The exact breed mix is lost in time, but is believed to be attributed to the dogs that Scotsmen brought to Yorkshire such as Skye Terrier, Dandie Dinmont, Paisley, Manchester Terrier, Maltese terrier and Clydesdale terrier (extinct). These were then further crossed with the Leeds terrier to make a fairly large dog that has been bred down to the smaller size that we know today.
From these tenacious beginnings these dogs were soon adopted in the middle 20th century as a fashion item, becoming the original handbag dog. It is noted that from a 1984 litter of piebald colour Yorkies (from a recessive gene) another Yorkshire breed variant was created – the Biewer Yorkie.
As you can imagine from these hard core ratter origins, this dog should have retained its awesome respect, but the whole fashion thing seems to have diluted that reputation somewhat. And here in lies the problem with how these little dogs are now often treated, as toys! Because they are easily trained and quite intelligent, they have been further relegated away from their original dog instincts by owners preferring to keep them as inside dogs. However as with any terrier, do so at your own peril.

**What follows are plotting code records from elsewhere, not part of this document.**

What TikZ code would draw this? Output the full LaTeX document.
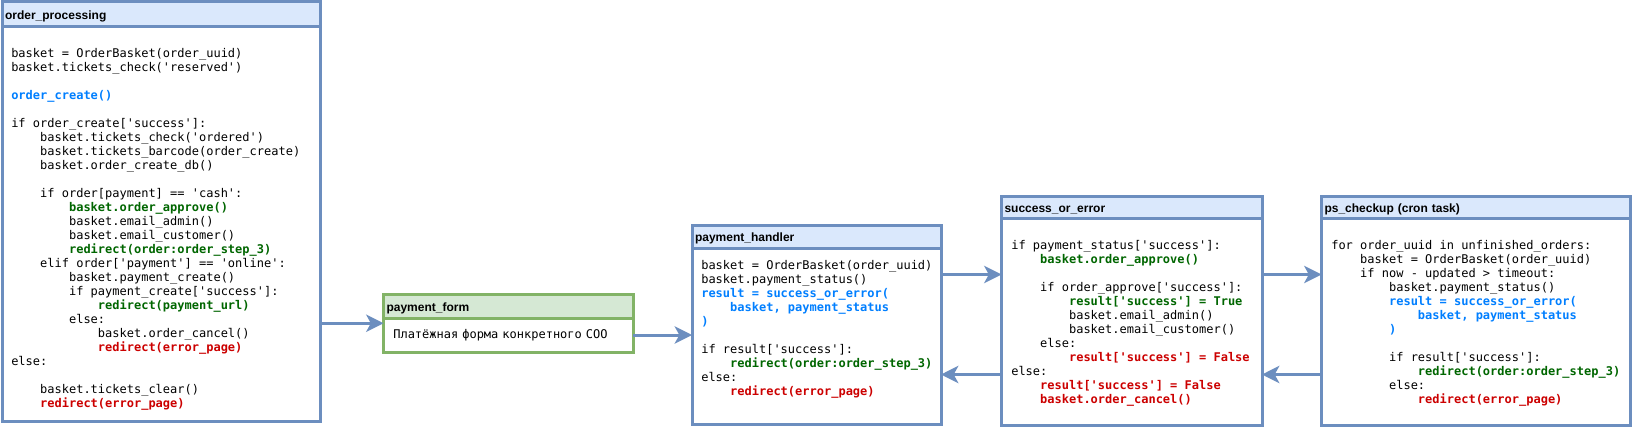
\documentclass[tikz,border=0pt]{standalone}
\usepackage{fontspec}
\setsansfont{Liberation Sans}
\setmonofont{DejaVu Sans Mono}
\usetikzlibrary{arrows.meta,calc}

\definecolor{boxblue}{HTML}{6C8EBF}
\definecolor{headblue}{HTML}{DAE8FC}
\definecolor{boxgreen}{HTML}{82B366}
\definecolor{headgreen}{HTML}{D5E8D4}
\definecolor{codeblue}{HTML}{007FFF}
\definecolor{codegreen}{HTML}{006600}
\definecolor{codered}{HTML}{CC0000}

\newcommand{\codefont}{\ttfamily\fontsize{9}{10.5}\selectfont}
\newcommand{\headfont}{\sffamily\bfseries\fontsize{9}{10.5}\selectfont}
\newcommand{\lvl}[1]{\hspace*{#1\dimexpr 2.408em\relax}}
\newcommand{\callline}[1]{\textcolor{codeblue}{\bfseries #1}}
\newcommand{\okline}[1]{\textcolor{codegreen}{\bfseries #1}}
\newcommand{\errline}[1]{\textcolor{codered}{\bfseries #1}}

\tikzset{
  box/.style={draw=boxblue, line width=2.25pt, fill=white, anchor=north west, inner sep=0pt, outer sep=0pt},
  head/.style={draw=boxblue, line width=2.25pt, fill=headblue, anchor=north west, inner xsep=2.25pt, inner ysep=0pt, outer sep=0pt, align=left, font=\headfont, text height=8pt, text depth=0.5pt},
  greenbox/.style={box, draw=boxgreen},
  greenhead/.style={head, draw=boxgreen, fill=headgreen},
  code/.style={anchor=north west, inner sep=0pt, align=left, font=\codefont, execute at begin node=\strut},
  arr/.style={draw=boxblue, line width=2.25pt, -{Stealth[length=13pt,width=13pt,inset=3.5pt]}}
}

\begin{document}
\begin{tikzpicture}[x=0.75pt,y=-0.75pt]
\useasboundingbox (0,0) rectangle (1633,428);

% order_processing
\node[box, minimum width=238.5pt, minimum height=314.25pt] (op) at (2,2) {};
\node[head, minimum width=238.5pt, minimum height=18.75pt, text width=234pt] (ophead) at (2,2) {order\_processing};
\node[code] (optext) at (11,48) {basket = OrderBasket(order\_uuid)\\
basket.tickets\_check('reserved')\\
\mbox{}\\
\callline{order\_create()}\\
\mbox{}\\
if order\_create['success']:\\
\lvl{1}basket.tickets\_check('ordered')\\
\lvl{1}basket.tickets\_barcode(order\_create)\\
\lvl{1}basket.order\_create\_db()\\
\mbox{}\\
\lvl{1}if order[payment] == 'cash':\\
\lvl{2}\okline{basket.order\_approve()}\\
\lvl{2}basket.email\_admin()\\
\lvl{2}basket.email\_customer()\\
\lvl{2}\okline{redirect(order:order\_step\_3)}\\
\lvl{1}elif order['payment'] == 'online':\\
\lvl{2}basket.payment\_create()\\
\lvl{2}if payment\_create['success']:\\
\lvl{3}\okline{redirect(payment\_url)}\\
\lvl{2}else:\\
\lvl{3}basket.order\_cancel()\\
\lvl{3}\errline{redirect(error\_page)}\\
else:\\
\mbox{}\\
\lvl{1}basket.tickets\_clear()\\
\lvl{1}\errline{redirect(error\_page)}};

% payment_form
\node[greenbox, minimum width=187.125pt, minimum height=43.125pt] (pf) at (383.5,294.5) {};
\node[greenhead, minimum width=187.125pt, minimum height=17.625pt, text width=182.625pt] (pfhead) at (383.5,294.5) {payment\_form};
\node[anchor=north west, inner xsep=7.35pt, inner ysep=0pt, outer sep=0pt, minimum width=187.125pt, minimum height=25.5pt, text width=172.425pt, align=left, font=\codefont] (pfbody) at (383.5,318) {Платёжная форма конкретного СОО};

% payment_handler
\node[box, minimum width=186.75pt, minimum height=149.25pt] (ph) at (692,225) {};
\node[head, minimum width=186.75pt, minimum height=17.25pt, text width=182.25pt] (phhead) at (692,225) {payment\_handler};
\node[code] (phtext) at (701,260) {basket = OrderBasket(order\_uuid)\\
basket.payment\_status()\\
\callline{result = success\_or\_error(}\\
\lvl{1}\callline{basket, payment\_status}\\
\callline{)}\\
\mbox{}\\
if result['success']:\\
\lvl{1}\okline{redirect(order:order\_step\_3)}\\
else:\\
\lvl{1}\errline{redirect(error\_page)}};

% success_or_error
\node[box, minimum width=195.375pt, minimum height=171.75pt] (se) at (1001.5,196) {};
\node[head, minimum width=195.375pt, minimum height=16.5pt, text width=190.875pt] (sehead) at (1001.5,196) {success\_or\_error};
\node[code] (setext) at (1011,239.7) {if payment\_status['success']:\\
\lvl{1}\okline{basket.order\_approve()}\\
\mbox{}\\
\lvl{1}if order\_approve['success']:\\
\lvl{2}\okline{result['success'] = True}\\
\lvl{2}basket.email\_admin()\\
\lvl{2}basket.email\_customer()\\
\lvl{1}else:\\
\lvl{2}\errline{result['success'] = False}\\
else:\\
\lvl{1}\errline{result['success'] = False}\\
\lvl{1}\errline{basket.order\_cancel()}};

% ps_checkup
\node[box, minimum width=231.75pt, minimum height=171.75pt] (ps) at (1321.5,196) {};
\node[head, minimum width=231.75pt, minimum height=16.5pt, text width=227.25pt] (pshead) at (1321.5,196) {ps\_checkup (cron task)};
\node[code] (pstext) at (1331,239.7) {for order\_uuid in unfinished\_orders:\\
\lvl{1}basket = OrderBasket(order\_uuid)\\
\lvl{1}if now - updated > timeout:\\
\lvl{2}basket.payment\_status()\\
\lvl{2}\callline{result = success\_or\_error(}\\
\lvl{3}\callline{basket, payment\_status}\\
\lvl{2}\callline{)}\\
\mbox{}\\
\lvl{2}if result['success']:\\
\lvl{3}\okline{redirect(order:order\_step\_3)}\\
\lvl{2}else:\\
\lvl{3}\errline{redirect(error\_page)}};

% connectors
\coordinate (phout) at ($(ph.east)+(0,-50)$);
\coordinate (phin) at ($(ph.east)+(0,50)$);
\draw[arr] (op.east |- pf.west) -- (pf.west);
\draw[arr] (pfbody.east) -- (pfbody.east -| ph.west);
\draw[arr] (phout) -- (phout -| se.west);
\draw[arr] (phin -| se.west) -- (phin);
\draw[arr] (phout -| se.east) -- (phout -| ps.west);
\draw[arr] (phin -| ps.west) -- (phin -| se.east);

\end{tikzpicture}
\end{document}
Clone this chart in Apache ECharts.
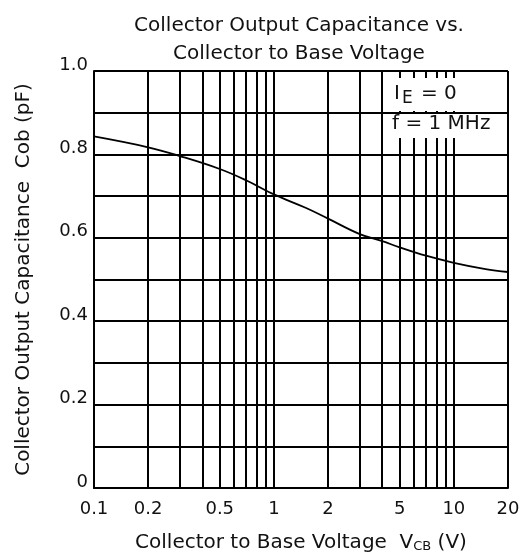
<!DOCTYPE html>
<html>
<head>
<meta charset="utf-8">
<script src="https://cdn.jsdelivr.net/npm/echarts@6/dist/echarts.min.js"></script>
<style>
  html, body { margin: 0; padding: 0; background: #fff; }
  #chart { width: 527px; height: 558px; }
</style>
</head>
<body>
<div id="chart"></div>
<script>
// curve: V_CB (V) -> Cob (pF)
const voltages = [0.1, 0.2, 0.3, 0.5, 0.7, 1, 1.5, 2, 3, 4, 5, 7, 10, 15, 20];
const capacitance = [0.843, 0.817, 0.796, 0.765, 0.738, 0.704, 0.672, 0.646, 0.609, 0.592, 0.577, 0.557, 0.540, 0.525, 0.518];

// log grid lines and labelled ticks on the x axis
const gridVoltages = [0.1, 0.2, 0.3, 0.4, 0.5, 0.6, 0.7, 0.8, 0.9, 1, 2, 3, 4, 5, 6, 7, 8, 9, 10, 20];
const xTickLabels = [0.1, 0.2, 0.5, 1, 2, 5, 10, 20];

const FONT = 'DejaVu Sans';
const LINE = '#000';

const chart = echarts.init(document.getElementById('chart'));

chart.setOption({
  animation: false,
  title: {
    text: 'Collector Output Capacitance vs.\nCollector to Base Voltage',
    left: 294,
    top: 7,
    textAlign: 'center',
    textStyle: { fontFamily: FONT, fontSize: 20, fontWeight: 'normal', color: '#111', lineHeight: 28 }
  },
  grid: { left: 94, right: 19, top: 71, bottom: 70 },
  xAxis: {
    type: 'log',
    logBase: 10,
    min: 0.1,
    max: 20,
    name: '{n|Collector to Base Voltage  V}{s|CB}{n| (V)}',
    nameLocation: 'middle',
    nameGap: 44,
    nameTextStyle: {
      rich: {
        n: { fontFamily: FONT, fontSize: 20, color: '#111' },
        s: { fontFamily: FONT, fontSize: 13, color: '#111', padding: [8, 0, 0, 0] }
      }
    },
    axisLine: { show: true, lineStyle: { color: LINE, width: 2 } },
    axisTick: { show: false, customValues: gridVoltages },
    axisLabel: {
      customValues: xTickLabels,
      margin: 12,
      fontFamily: FONT,
      fontSize: 18,
      color: '#111',
      formatter: v => String(v)
    },
    splitLine: { show: true, lineStyle: { color: LINE, width: 2 } }
  },
  yAxis: {
    type: 'value',
    min: 0,
    max: 1,
    interval: 0.1,
    name: 'Collector Output Capacitance  Cob (pF)',
    nameLocation: 'middle',
    nameGap: 60,
    nameTextStyle: { fontFamily: FONT, fontSize: 20, color: '#111' },
    axisLine: { show: true, lineStyle: { color: LINE, width: 2 } },
    axisTick: { show: false },
    axisLabel: {
      margin: 6,
      fontFamily: FONT,
      fontSize: 18,
      color: '#111',
      verticalAlign: 'bottom',
      lineHeight: 12,
      formatter: v => {
        const k = Math.round(v * 10);
        if (k % 2) return '';
        return k === 0 ? '0' : (k / 10).toFixed(1);
      }
    },
    splitLine: { show: true, lineStyle: { color: LINE, width: 2 } }
  },
  series: [{
    type: 'line',
    data: voltages.map((v, i) => [v, capacitance[i]]),
    smooth: 0.4,
    showSymbol: false,
    lineStyle: { color: '#000', width: 1.8 }
  }],
  graphic: [
    { type: 'rect', z: 100, shape: { x: 390, y: 78, width: 80, height: 33 }, style: { fill: '#fff' } },
    { type: 'rect', z: 100, shape: { x: 390, y: 114, width: 110, height: 24 }, style: { fill: '#fff' } },
    {
      type: 'text', z: 101, left: 394, top: 84,
      style: {
        text: '{a|I}{s|E}{a| = 0}',
        rich: {
          a: { fontFamily: FONT, fontSize: 20, fill: '#111' },
          s: { fontFamily: FONT, fontSize: 17, fill: '#111', padding: [10, 2, 0, 2] }
        }
      }
    },
    {
      type: 'text', z: 101, left: 392, top: 114,
      style: { text: 'f = 1 MHz', fontFamily: FONT, fontSize: 20, fill: '#111' }
    }
  ]
});
</script>
</body>
</html>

An UN-socialized Yorkie, not walked enough will soon let you know about it by barking and digging. They are known to have big personalities and enjoy being the center of attention and very assertive. That is until they get tired, when they will require privacy for naps, unless you want a snappy little dog on your hands.
The yorkie is not good with children, particularly ones that want to treat them as toys or move suddenly.
Yorkshire terrier size: 15-18 cm, 3-3.5 kg
Yorkshire terrier Grooming: The Yorkie’s coat is long and fine and glossy. It falls straight down on either side of the dog and comes in either a tan or steel blue color. Their head hair is so prolific that it should either be cut regularly or tied back.
Because of the straight fine nature of the coat, it needs to be regularly groomed. This means daily or near daily combing and brushing. To reduce work, people often keep the coat clipped moderately short. The yorkie sheds very little hair, and is a true non shedding dog.